Lição de Scolari

Por dinheiro ninguém discute na seleção brasileira. Lição do técnico Luiz Felipe Scolari, já em Ulsan, na Coréia do Sul – outro lado do globo. Em fase de aquecimento para a estréia da seleção canarinho na Copa do Mundo, ele colocou o dedo na ferida e, bem a seu jeito, disse que se depender dele, dinheiro não vai ser problema para o Brasil conquistar o pentacampeonato. “Posso até abrir mão de minha parte para que eles – isto é, os jogadores – dividam”, assegurou o até aqui simpático Felipão.

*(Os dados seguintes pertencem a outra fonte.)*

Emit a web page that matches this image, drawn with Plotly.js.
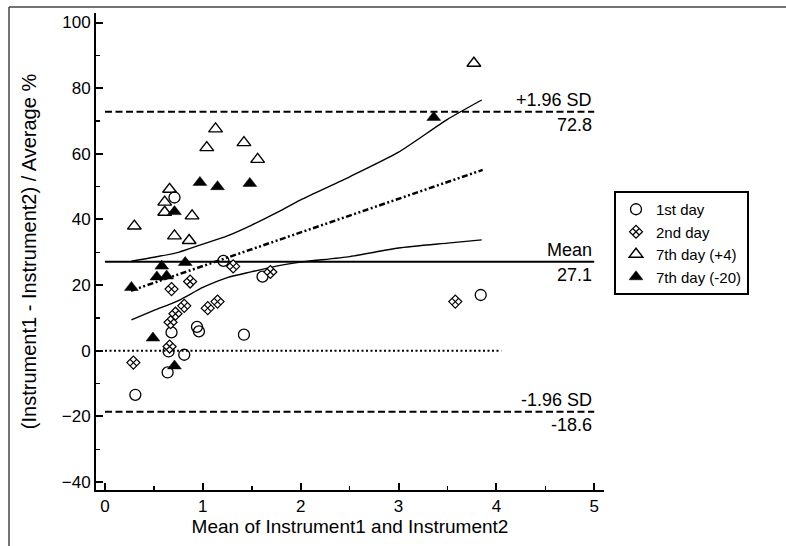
<!DOCTYPE html>
<html>
<head>
<meta charset="utf-8">
<script src="https://cdn.plot.ly/plotly-3.0.1.min.js"></script>
<style>html,body{margin:0;padding:0;background:#fff;}#chart{width:786px;height:546px;}</style>
</head>
<body>
<div id="chart"></div>
<script>
// ---- data ----
var day1X = [0.71, 1.21, 1.61, 0.94, 0.96, 0.68, 0.65, 0.81, 0.64, 0.31, 1.42, 3.84];
var day1Y = [46.7, 27.4, 22.6, 7.3, 5.9, 5.6, -0.2, -1.2, -6.6, -13.4, 4.9, 17.0];

var day2X = [0.68, 0.87, 0.81, 0.72, 0.67, 1.05, 1.15, 0.66, 0.29, 1.31, 1.69, 3.58];
var day2Y = [18.8, 21.1, 13.7, 11.3, 8.7, 13.0, 15.0, 1.3, -3.6, 25.7, 24.0, 15.0];

var day7pX = [0.30, 0.66, 0.61, 0.61, 0.71, 0.86, 0.89, 1.04, 1.13, 1.42, 1.56, 3.77];
var day7pY = [38.0, 49.2, 45.3, 42.2, 35.0, 33.6, 41.1, 61.9, 67.6, 63.4, 58.3, 87.6];

var day7mX = [0.27, 0.53, 0.58, 0.63, 0.82, 0.71, 0.97, 1.15, 1.48, 0.49, 0.71, 3.36];
var day7mY = [19.3, 22.5, 25.8, 22.8, 26.9, 42.4, 51.3, 50.0, 51.0, 3.9, -4.6, 71.1];

var limitX = [0, 5];
var meanValue = 27.1;
var upperSD = 72.8;
var lowerSD = -18.6;
var zeroX = [0, 4.05];

var regX = [0.265, 3.86];
var regY = [18.3, 55.1];

var ciX     = [0.27, 0.5, 0.75, 1.0, 1.25, 1.5, 1.75, 2.0, 2.5, 3.0, 3.5, 3.85];
var ciUpper = [27.3, 28.5, 30.0, 32.5, 35.0, 38.3, 42.0, 46.0, 53.0, 60.5, 70.5, 76.4];
var ciLower = [9.4, 12.3, 15.3, 19.3, 22.3, 24.1, 25.8, 27.0, 28.7, 31.3, 32.8, 33.8];

var legendNames = ['1st day', '2nd day', '7th day (+4)', '7th day (-20)'];
var xTickStep = 1, xMinorStep = 0.5;
var yTickStep = 20, yMinorStep = 10;

// ---- build ----
var FONT = 'Liberation Sans, Arial, sans-serif';
function hline(xs, v) { return xs.map(function () { return v; }); }

var traces = [
  {x: limitX, y: hline(limitX, upperSD), mode: 'lines', showlegend: false, hoverinfo: 'skip',
   line: {color: '#000', width: 2, dash: '7px,3.5px'}},
  {x: limitX, y: hline(limitX, lowerSD), mode: 'lines', showlegend: false, hoverinfo: 'skip',
   line: {color: '#000', width: 2, dash: '7px,3.5px'}},
  {x: limitX, y: hline(limitX, meanValue), mode: 'lines', showlegend: false, hoverinfo: 'skip',
   line: {color: '#000', width: 2}},
  {x: zeroX, y: hline(zeroX, 0), mode: 'lines', showlegend: false, hoverinfo: 'skip',
   line: {color: '#000', width: 2, dash: '2px,2.5px'}},
  {x: ciX, y: ciUpper, mode: 'lines', showlegend: false, hoverinfo: 'skip',
   line: {color: '#000', width: 1.4, shape: 'spline', smoothing: 0.6}},
  {x: ciX, y: ciLower, mode: 'lines', showlegend: false, hoverinfo: 'skip',
   line: {color: '#000', width: 1.4, shape: 'spline', smoothing: 0.6}},
  {x: regX, y: regY, mode: 'lines', showlegend: false, hoverinfo: 'skip',
   line: {color: '#000', width: 2.5, dash: '6px,2.5px,2px,2.5px,2px,2.5px'}},
  {x: day1X, y: day1Y, mode: 'markers', name: legendNames[0],
   marker: {symbol: 'circle-open', size: 11, color: '#000', line: {width: 1.3, color: '#000'}}},
  {x: day2X, y: day2Y, mode: 'markers', name: legendNames[1],
   marker: {symbol: 'diamond-x', size: 10, color: '#fff', line: {width: 1.2, color: '#000'}}},
  {x: day7pX, y: day7pY, mode: 'markers', name: legendNames[2],
   marker: {symbol: 'triangle-up-open', size: 12, color: '#000', line: {width: 1.4, color: '#000'}}},
  {x: day7mX, y: day7mY, mode: 'markers', name: legendNames[3],
   marker: {symbol: 'triangle-up', size: 12, color: '#000', line: {width: 0.5, color: '#000'}}}
];

var annFont = {family: FONT, size: 18, color: '#000'};
function ann(text, y, above) {
  return {x: 5, y: y, xref: 'x', yref: 'y', text: text, showarrow: false,
          xanchor: 'right', yanchor: above ? 'bottom' : 'top',
          yshift: above ? 0 : -1, font: annFont};
}

var W = 508, H = 477, L = 96, T = 13;
function px2x(p) { return (p - L) / W; }
function py2y(p) { return (T + H - p) / H; }

var layout = {
  width: 786, height: 546,
  margin: {l: L, r: 786 - L - W, t: T, b: 546 - T - H, pad: 0},
  paper_bgcolor: '#fff', plot_bgcolor: '#fff',
  font: {family: FONT, size: 17, color: '#000'},
  showlegend: true,
  legend: {x: px2x(614), y: py2y(191), xanchor: 'left', yanchor: 'top',
           bordercolor: '#000', borderwidth: 2, bgcolor: '#fff',
           font: {family: FONT, size: 15, color: '#000'}},
  xaxis: {
    range: [-0.092, 5.1], tickmode: 'linear', tick0: 0, dtick: xTickStep, layer: 'above traces',
    showgrid: false, zeroline: false, showline: true, linecolor: '#000', linewidth: 2,
    ticks: 'inside', ticklen: 7, tickwidth: 2, tickcolor: '#000',
    minor: {dtick: xMinorStep, tick0: 0, ticks: 'inside', ticklen: 4, tickwidth: 1.5, tickcolor: '#000', showgrid: false},
    tickfont: {family: FONT, size: 17, color: '#000'},
    title: {text: 'Mean of Instrument1 and Instrument2', font: {family: FONT, size: 19, color: '#000'}, standoff: 2}
  },
  yaxis: {
    range: [-42.4, 102.9], tickmode: 'linear', tick0: 0, dtick: yTickStep, layer: 'above traces',
    showgrid: false, zeroline: false, showline: true, linecolor: '#000', linewidth: 2,
    ticks: 'inside', ticklen: 7, tickwidth: 2, tickcolor: '#000',
    minor: {dtick: yMinorStep, tick0: 0, ticks: 'inside', ticklen: 4, tickwidth: 1.5, tickcolor: '#000', showgrid: false},
    tickfont: {family: FONT, size: 17, color: '#000'},
    title: {text: '(Instrument1 - Instrument2) / Average %', font: {family: FONT, size: 20, color: '#000'}, standoff: 20}
  },
  annotations: [
    ann('+1.96 SD', upperSD, true), ann(upperSD.toFixed(1), upperSD, false),
    ann('Mean', meanValue, true), ann(meanValue.toFixed(1), meanValue, false),
    ann('-1.96 SD', lowerSD, true), ann(lowerSD.toFixed(1), lowerSD, false)
  ],
  shapes: [
    {type: 'line', xref: 'paper', yref: 'paper', x0: px2x(9), x1: px2x(790), y0: py2y(7), y1: py2y(7),
     line: {color: '#444', width: 1.5}},
    {type: 'line', xref: 'paper', yref: 'paper', x0: px2x(9), x1: px2x(9), y0: py2y(7), y1: py2y(550),
     line: {color: '#444', width: 1.5}}
  ]
};

Plotly.newPlot('chart', traces, layout, {staticPlot: true, displayModeBar: false});
</script>
</body>
</html>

Ele se referia aos cem mil dólares norte-americanos que a Confederação Brasileira de Futebol estipulou (dizem que foi de forma unilateral, sem consultar os interessados) para cada jogador e integrante da comissão técnica, no caso de sucesso de nossa esquadra nos gramados. Segundo consta, alguns atletas estariam planejando uma mobilização para obter reajuste do prêmio prometido na hipótese de a equipe ultrapassar a fase semifinal. “Por dinheiro não haverá discussão aqui. Deixo para lá cem, duzentos hoje e fecho um contrato de um milhão, dois milhões amanhã se formos campeões”, acrescentou Scolari, aduzindo que ele é gringo mas não é burro. Entretanto deixou claro que “o que importa nesse momento é a competição”.

Vira e mexe o tema do “bicho” acaba sendo a explicação para muito fracasso ou o incentivo para o almejado sucesso. Patriotismo ou amor à camisa parecem coisas do passado, mesmo num momento em que o mundo inteiro se deixa levar pelas razões do coração. É por isso que assume importância ainda maior o chega-prá-lá do técnico que, embora dizendo que os jogadores têm o direito de não aceitar o valor proposto, é hora de colocar acima do vil argento outros valores mais importantes. Ademais, “dentro da realidade brasileira, posso dizer que nossa premiação é muito boa” – ensinou.

Ora, nem precisava a garantia prévia da premiação. Ela deveria ser conseqüência de um resultado. A bem da verdade, o cumprimento do dever é obrigação de bons brasileiros. Mas está tudo dito: a premiação oferecida de cem mil dólares é boa. Representa cerca de 1.250 salários mínimos. Ou o equivalente a mais de 104 anos de trabalho de um assalariado à base do mínimo (coisa de milhões de brasileiros outros). Também é importante o recado para que os atletas deixem de lado o puro mercantilismo e pensem um pouco na defesa das cores da camisa que usam. São as cores brasileiras.

Digamo-nos tudo: com essa mentalidade, seria oportuno que, mutatis mutandis, o Scolari viesse a fazer um pequeno estágio em algumas áreas do poder, em Brasília. No Congresso Nacional, por exemplo. Ali, como é público e notório, existe um balcão de negócios onde nada se faz sem o toma-lá-dá-cá. Principalmente em períodos eleitorais, os que pensam no Brasil são cada vez mais raros. Fora desses períodos, também. Deputados e jogadores têm em comum esse senso de oportunismo que pretende tirar vantagem de situações em que o natural seria o trabalho pelo resultado, não o benefício negociado antes mesmo de entrar em campo.